Learning to Forage
First Sunday After Epiphany
Acts 19:1-7
Mark 4:1-11
The trail descends from the pavement above, concrete giving way to packed mud, quartz, and shale, roots running here and there across the path. Below the trail, the ground slopes, settling into a creek that eventually flows to the Arkansas river. Throughout the late summer, and well into the fall, this slope would be pocked by the orange trumpets of chanterell mushrooms, fruiting from the unseen mycelium below the surface of the soil. On our weekly walks in the woods, my daughters would compete for the privlege of cutting them from their stems, collecting them in the cloth bags we’d brought for the purpose.
This was one of my family’s first attempts at foraging, going for the ready pickings of easily identified mushrooms that no one else seemed to be harvesting in our local urban woodland. There was something delightful about gathering food each week from the forrest floor, food that we’d done nothing to earn other than noticing its ripeness for the taking. My small exercise in gathering was a reminder both of the abundance of the world and of the reality that the best things available are not what we can buy, but what we can accept as gifts.
John the Baptist seems to be one who knew this truth. In Mark’s otherwise spare narrative, he offers us a good deal of detail about John’s dress and eating. In both cases, John’s needs seem to have been fulfilled from gathering the resources of the wild, the abundant and sustainable food of insects, the rich flavors of honey, the skin of a camel.
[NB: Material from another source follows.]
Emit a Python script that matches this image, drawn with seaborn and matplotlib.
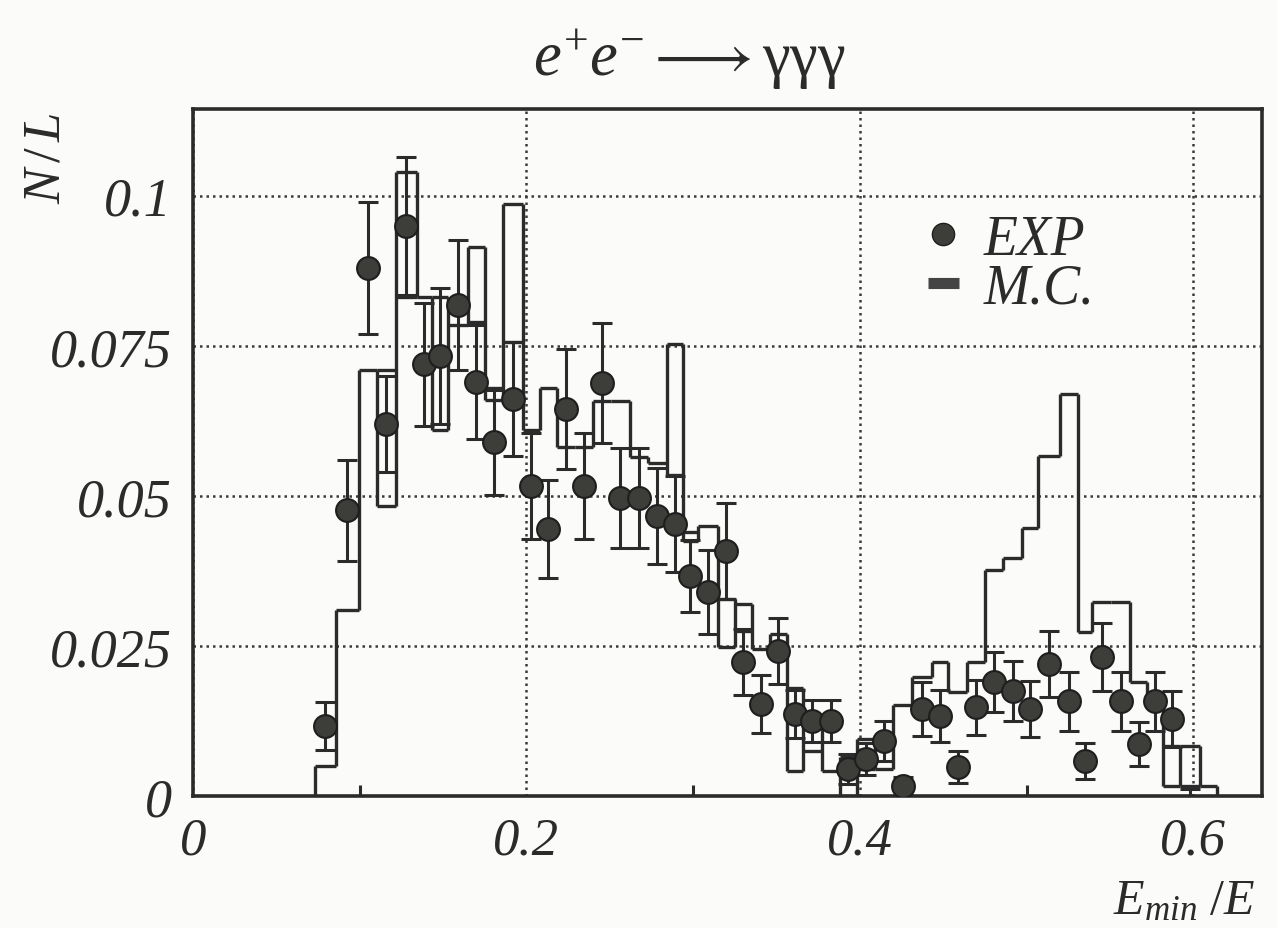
import numpy as np
import matplotlib
matplotlib.use("Agg")
import matplotlib.pyplot as plt
from matplotlib.lines import Line2D
import seaborn as sns

# Bin edges in E_min/E (shared by data and simulation)
bin_edges = [0.0732, 0.0858, 0.0996, 0.1104, 0.1218, 0.1344, 0.1434, 0.1530, 0.1650,
             0.1752, 0.1860, 0.1980, 0.2082, 0.2184, 0.2292, 0.2400, 0.2508, 0.2621,
             0.2729, 0.2843, 0.2939, 0.3029, 0.3149, 0.3251, 0.3353, 0.3461, 0.3563,
             0.3659, 0.3773, 0.3881, 0.3983, 0.4091, 0.4199, 0.4313, 0.4433, 0.4529,
             0.4643, 0.4751, 0.4859, 0.4973, 0.5069, 0.5201, 0.5309, 0.5393, 0.5507,
             0.5621, 0.5723, 0.5819, 0.5921, 0.6041, 0.6143]

# Measured spectrum (EXP): N/L per bin and its statistical error
exp_vals = [0.0116, 0.0476, 0.0880, 0.0620, 0.0949, 0.0719, 0.0733, 0.0818, 0.0690,
            0.0589, 0.0661, 0.0517, 0.0445, 0.0644, 0.0517, 0.0688, 0.0497, 0.0497,
            0.0467, 0.0453, 0.0367, 0.0340, 0.0408, 0.0223, 0.0153, 0.0242, 0.0137,
            0.0125, 0.0125, 0.0045, 0.0062, 0.0092, 0.0017, 0.0145, 0.0133, 0.0048,
            0.0148, 0.0190, 0.0175, 0.0145, 0.0220, 0.0158, 0.0058, 0.0232, 0.0158,
            0.0087, 0.0158, 0.0128, 0.0000]
exp_errs = [0.0040, 0.0084, 0.0110, 0.0080, 0.0115, 0.0103, 0.0113, 0.0108, 0.0095,
            0.0087, 0.0095, 0.0088, 0.0081, 0.0100, 0.0088, 0.0100, 0.0083, 0.0083,
            0.0080, 0.0080, 0.0060, 0.0070, 0.0080, 0.0055, 0.0048, 0.0055, 0.0040,
            0.0035, 0.0035, 0.0025, 0.0027, 0.0033, 0.0015, 0.0045, 0.0043, 0.0027,
            0.0046, 0.0050, 0.0050, 0.0046, 0.0055, 0.0049, 0.0030, 0.0057, 0.0049,
            0.0037, 0.0049, 0.0047, 0.0012]

# Monte Carlo prediction (M.C.): upper and lower edge of each bin's band
mc_hi = [0.0050, 0.0310, 0.0709, 0.0709, 0.1040, 0.0832, 0.0832, 0.0784, 0.0914,
         0.0680, 0.0986, 0.0610, 0.0680, 0.0582, 0.0582, 0.0658, 0.0658, 0.0565,
         0.0555, 0.0753, 0.0440, 0.0450, 0.0328, 0.0320, 0.0245, 0.0270, 0.0180,
         0.0128, 0.0042, 0.0065, 0.0095, 0.0095, 0.0152, 0.0199, 0.0224, 0.0174,
         0.0224, 0.0376, 0.0397, 0.0447, 0.0567, 0.0670, 0.0273, 0.0323, 0.0323,
         0.0190, 0.0167, 0.0083, 0.0083, 0.0017]
mc_lo = [0.0050, 0.0310, 0.0709, 0.0483, 0.0832, 0.0832, 0.0610, 0.0784, 0.0790,
         0.0660, 0.0757, 0.0610, 0.0680, 0.0582, 0.0582, 0.0658, 0.0658, 0.0565,
         0.0555, 0.0534, 0.0425, 0.0450, 0.0248, 0.0275, 0.0245, 0.0245, 0.0042,
         0.0075, 0.0042, 0.0000, 0.0045, 0.0045, 0.0152, 0.0199, 0.0224, 0.0174,
         0.0224, 0.0376, 0.0397, 0.0447, 0.0567, 0.0670, 0.0273, 0.0323, 0.0323,
         0.0190, 0.0167, 0.0017, 0.0017, 0.0017]

x_ticks = [0, 0.2, 0.4, 0.6]
x_tick_labels = ["0", "0.2", "0.4", "0.6"]
y_ticks = [0, 0.025, 0.05, 0.075, 0.1]
y_tick_labels = ["0", "0.025", "0.05", "0.075", "0.1"]

INK = "#2b2b2b"
DOT = "#3a3a3a"
PAPER = "#fbfbf9"

sns.set_theme(style="white")
plt.rcParams["font.family"] = ["Liberation Serif", "DejaVu Serif"]
plt.rcParams["mathtext.fontset"] = "custom"
plt.rcParams["mathtext.rm"] = "Liberation Serif"
plt.rcParams["mathtext.it"] = "Liberation Serif:italic"

fig, ax = plt.subplots(figsize=(12.77, 9.29), dpi=100)
fig.patch.set_facecolor(PAPER)
ax.set_facecolor(PAPER)
fig.subplots_adjust(left=0.151, right=0.988, bottom=0.142, top=0.882)

edges = np.asarray(bin_edges)
hi = np.asarray(mc_hi)
lo = np.asarray(mc_lo)
centers = 0.5 * (edges[:-1] + edges[1:])
yv = np.asarray(exp_vals)
ye = np.asarray(exp_errs)

# dotted grid
ax.set_xticks(x_ticks)
ax.set_yticks(y_ticks)
ax.grid(True, linestyle=(0, (1.0, 1.6)), color=DOT, linewidth=1.8)
ax.set_axisbelow(True)

# M.C. histogram outline: top and bottom of every bin, joined at the edges
mc_lw = 2.4
ax.hlines(hi, edges[:-1], edges[1:], color=INK, linewidth=mc_lw, zorder=3)
band = hi > lo
ax.hlines(lo[band], edges[:-1][band], edges[1:][band], color=INK, linewidth=mc_lw, zorder=3)
prev_lo = np.concatenate([[0.0], lo])
next_lo = np.concatenate([lo, [0.0]])
prev_hi = np.concatenate([[0.0], hi])
next_hi = np.concatenate([hi, [0.0]])
ax.vlines(edges, np.minimum(prev_lo, next_lo), np.maximum(prev_hi, next_hi),
          color=INK, linewidth=mc_lw, zorder=3)

# EXP points with error bars
ax.errorbar(centers[:len(yv)], yv, yerr=ye, fmt="none", ecolor=INK,
            elinewidth=2.2, capsize=7, capthick=2.2, zorder=4)
shown = yv > 0
sns.scatterplot(x=centers[:len(yv)][shown], y=yv[shown], ax=ax, s=270,
                color="#3d3d3a", edgecolor="#1e1e1e", linewidth=1.5, zorder=5,
                legend=False)

ax.set_xlim(0, 0.641)
ax.set_ylim(0, 0.1145)

ax.set_xticklabels(x_tick_labels, fontsize=38, style="italic", color=INK)
ax.set_yticklabels(y_tick_labels, fontsize=39, style="italic", color=INK)
ax.xaxis.set_minor_locator(matplotlib.ticker.FixedLocator([0.1, 0.3, 0.5]))
ax.tick_params(axis="both", which="major", direction="in", length=12, width=2.2,
               color=INK)
ax.tick_params(axis="x", which="minor", direction="in", length=8, width=2.2,
               color=INK, bottom=True)
ax.tick_params(axis="x", which="major", pad=15)
ax.tick_params(axis="y", which="major", pad=15)

for side in ax.spines.values():
    side.set_color(INK)
    side.set_linewidth(2.6)

ax.set_ylabel(r"$N\,/\,L$", fontsize=38, color=INK)
ax.yaxis.set_label_coords(-0.114, 0.93)
ax.set_xlabel(r"$E_{min}\ /E$", fontsize=36, color=INK)
ax.xaxis.set_label_coords(0.928, -0.118)

fig.text(0.540, 0.935, r"$e^{+}e^{-}\longrightarrow\mathrm{\gamma\gamma\gamma}$",
         fontsize=45, color=INK, ha="center", va="center")

handles = [
    Line2D([], [], linestyle="none", marker="o", markersize=16,
           markerfacecolor="#3d3d3a", markeredgecolor="#1e1e1e"),
    Line2D([], [], color="#444444", linewidth=8, solid_capstyle="butt"),
]
ax.legend(handles, ["EXP", "M.C."], loc="upper left", bbox_to_anchor=(0.641, 0.92),
          frameon=False, handlelength=0.55, handletextpad=0.45, labelspacing=-0.06,
          prop={"family": "Liberation Serif", "style": "italic", "size": 40},
          labelcolor=INK)

fig.savefig("out.png", dpi=100, facecolor=fig.get_facecolor())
To be a forager requires a deep attentiveness to the landscape. It requires patience; it takes waiting and watching. Honey would have been a hard-to-find food. My family has stories about one of my ancestors who would throw flour on wild bees and then track how long it took them to return to a water source. With this method he’d eventually find their hive. I don’t know the method used in John’s day, but I’m sure there was one and that whatever it was took hours, if not days.
In all of that waiting, I imagine that John learned how to see gifts when they came. He learned then, to be ready for the Holy Spirit, which both brings gifts and is a gift. What John could offer was not a gift in and of itself. He couldn’t make honey, or locusts, or camel skins; he had no control of the Holy Spirit. He could teach others how to be ready for the gift, how to see it when it came, how to go searching for the gift that was surely there and waiting--he could offer the baptism of repentance.
Repentance is not the gift in itself, but it is the preparation for the gift, the making ready in order to see. Gifts can come without it of course, but they can easily be missed. I’d seen hundreds of chanterelles, wondering if they were edible, before I sat down with a mushroom field guide and confirmed my guess. The gift was there, but I wasn’t ready for it. If I hadn’t done the work of preparation then I would have missed some good food or, worse yet, mistaken a chanterelle for a poisonous lookalike. I needed to reorient my vision in order to really see.
Baptism ushers us into the family of God through a double movement: the repentance and clearing of death, the gift of new life through the Spirit. We need both in order to enter into the life of God, both gift and giver. We see this in Paul’s encounter with the disciples in Ephesus. They are described as “disciples,” so they are already on their way toward being the church, but what they lacked was the gift of the Spirit. They’d done the work of making ready, but it is only when Paul comes that the gift is finally given (a gift Paul was himself given and passes on, as all good gifts must move).
On this Sunday, as many churches celebrate baptisms, giving again the gift that has continued to circulate through the church from its beginning, let us also remember with John the need for repentance, for the given world of wilderness and the waiting required to discover the gifts God is giving all around us. It is only through such work that we can again ready ourselves to see the gift of the Spirit that continues to breathe life among us. The alternative is that we might miss the gift and instead grab hold of one of its poisonous lookalikes, the commodities of happiness and fulfillment sold in the markets of our culture.
Instead, repent, go to the quiet place of the wilderness where you can listen. God’s wind is moving over the waters and creating a new world. Will we be ready to welcome it?